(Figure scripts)

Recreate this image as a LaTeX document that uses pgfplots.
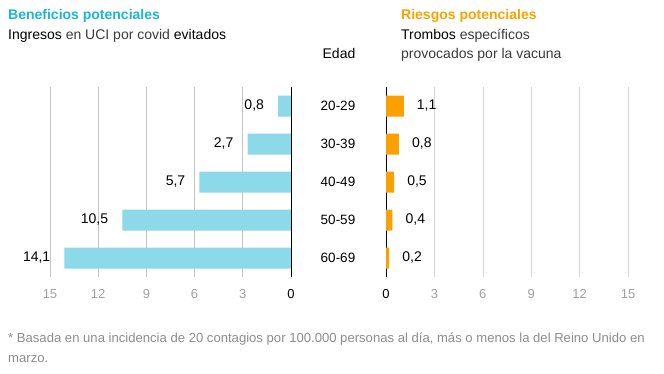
\documentclass[border=0pt]{standalone}
\usepackage{pgfplots}
\pgfplotsset{compat=1.18}
\usepackage{fontspec}
\setmainfont{Liberation Sans}
\definecolor{cyanT}{HTML}{1CB5D6}
\definecolor{orangeT}{HTML}{F7A400}
\definecolor{barB}{HTML}{8CD9EA}
\definecolor{barO}{HTML}{FAA000}
\definecolor{gridL}{HTML}{C4C4C4}
\definecolor{gridR}{HTML}{D6D6D6}
\definecolor{tickG}{HTML}{A0A0A0}
\definecolor{noteG}{HTML}{8C8C8C}
\definecolor{subG}{HTML}{3A3A3A}
\pgfplotsset{
  panel/.style={
    scale only axis, width=241pt, height=190pt,
    xbar, bar width=21pt,
    xmin=0, xmax=15,
    ymin=-0.5, ymax=4.5, y dir=reverse,
    axis line style={draw=none},
    xtick={3,6,9,12,15},
    extra x ticks={0},
    extra x tick style={grid style={black, line width=0.8pt}, xticklabel style={text=black}},
    xmajorgrids,
    major tick length=0pt,
    ytick=\empty,
    xticklabel style={text=tickG, font=\fontsize{13}{15}\selectfont, yshift=-9pt},
    /pgf/number format/assume math mode=true,
    nodes near coords,
    every node near coord/.append style={font=\fontsize{14}{16}\selectfont, text=black, inner sep=0pt,
      /pgf/number format/use comma, /pgf/number format/fixed, /pgf/number format/fixed zerofill, /pgf/number format/precision=1},
    clip=false,
  }
}
\begin{document}
\begin{tikzpicture}
\path[use as bounding box] (0pt,0pt) rectangle (664pt,-373pt);
% titles
\node[anchor=base west, inner sep=0pt, text=cyanT, font=\fontsize{14}{16}\selectfont\bfseries] at (8pt,-19pt) {Beneficios potenciales};
\node[anchor=base west, inner sep=0pt, text=subG, font=\fontsize{14}{16}\selectfont] at (8pt,-39pt) {\textcolor{black}{Ingresos} en UCI por covid \textcolor{black}{evitados}};
\node[anchor=base, inner sep=0pt, text=black, font=\fontsize{14}{16}\selectfont] at (339pt,-58pt) {Edad};
\node[anchor=base west, inner sep=0pt, text=orangeT, font=\fontsize{14}{16}\selectfont\bfseries] at (401pt,-19pt) {Riesgos potenciales};
\node[anchor=base west, inner sep=0pt, text=subG, font=\fontsize{14}{16}\selectfont] at (401pt,-39pt) {\textcolor{black}{Trombos} específicos};
\node[anchor=base west, inner sep=0pt, text=subG, font=\fontsize{14}{16}\selectfont] at (401pt,-58pt) {provocados por la vacuna};
% footnote
\node[anchor=base west, inner sep=0pt, text=noteG, font=\fontsize{13.1}{15}\selectfont] at (8pt,-342pt) {* Basada en una incidencia de 20 contagios por 100.000 personas al día, más o menos la del Reino Unido en};
\node[anchor=base west, inner sep=0pt, text=noteG, font=\fontsize{13.1}{15}\selectfont] at (8pt,-362pt) {marzo.};

% left panel
\begin{axis}[panel, at={(50pt,-87pt)}, anchor=north west, x dir=reverse,
  grid style={gridL, line width=0.6pt},
  every node near coord/.append style={anchor=east, xshift=-14pt}]
\addplot[draw=none, fill=barB] coordinates {(0.8,0) (2.7,1) (5.7,2) (10.5,3) (14.1,4)};
\end{axis}

% right panel
\begin{axis}[panel, at={(386pt,-87pt)}, anchor=north west, width=242pt,
  grid style={gridR, line width=0.6pt},
  ytick={0,1,2,3,4}, yticklabels={20-29,30-39,40-49,50-59,60-69},
  yticklabel style={anchor=center, xshift=-48pt, text=black, font=\fontsize{13.5}{16}\selectfont},
  every node near coord/.append style={anchor=west, xshift=13pt}]
\addplot[draw=none, fill=barO] coordinates {(1.1,0) (0.8,1) (0.5,2) (0.4,3) (0.2,4)};
\end{axis}
\end{tikzpicture}
\end{document}
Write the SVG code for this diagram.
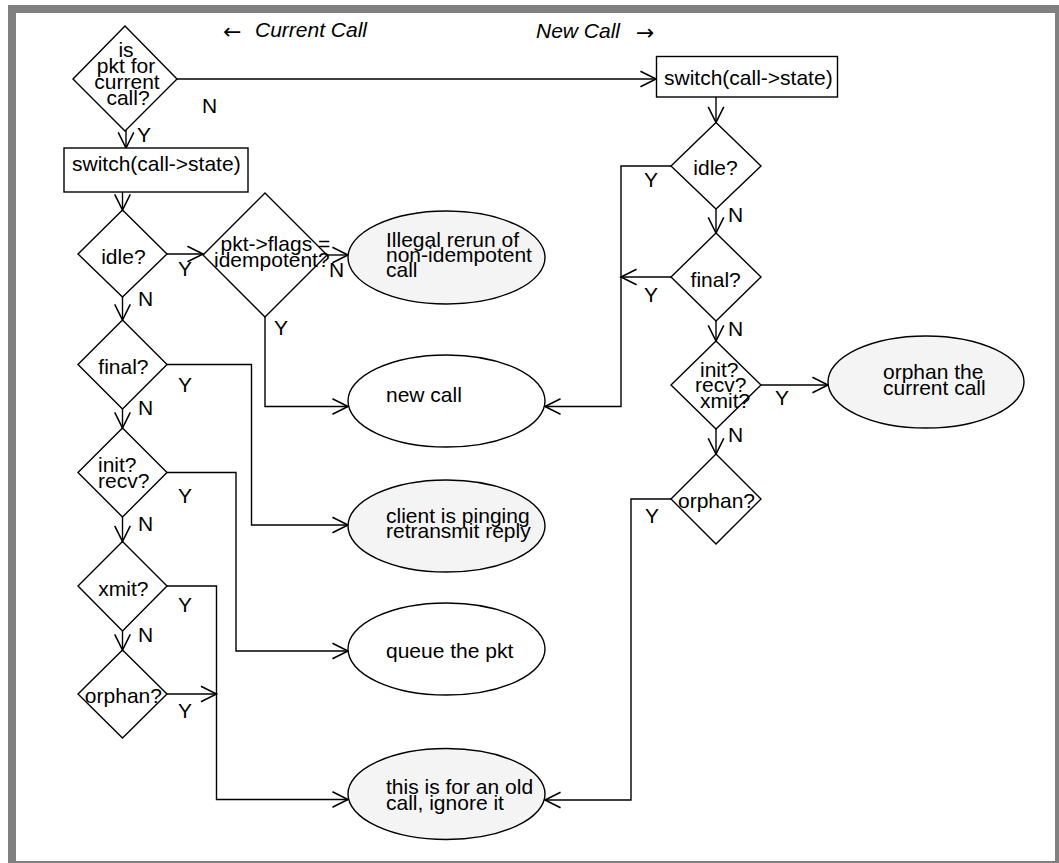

**TASK DIRECTIONS:** Show all lines from the records above where the word "this" occurs.

**ANSWER:**
Recreate this image as a LaTeX document that uses pgfplots.
Write the SVG code for this diagram.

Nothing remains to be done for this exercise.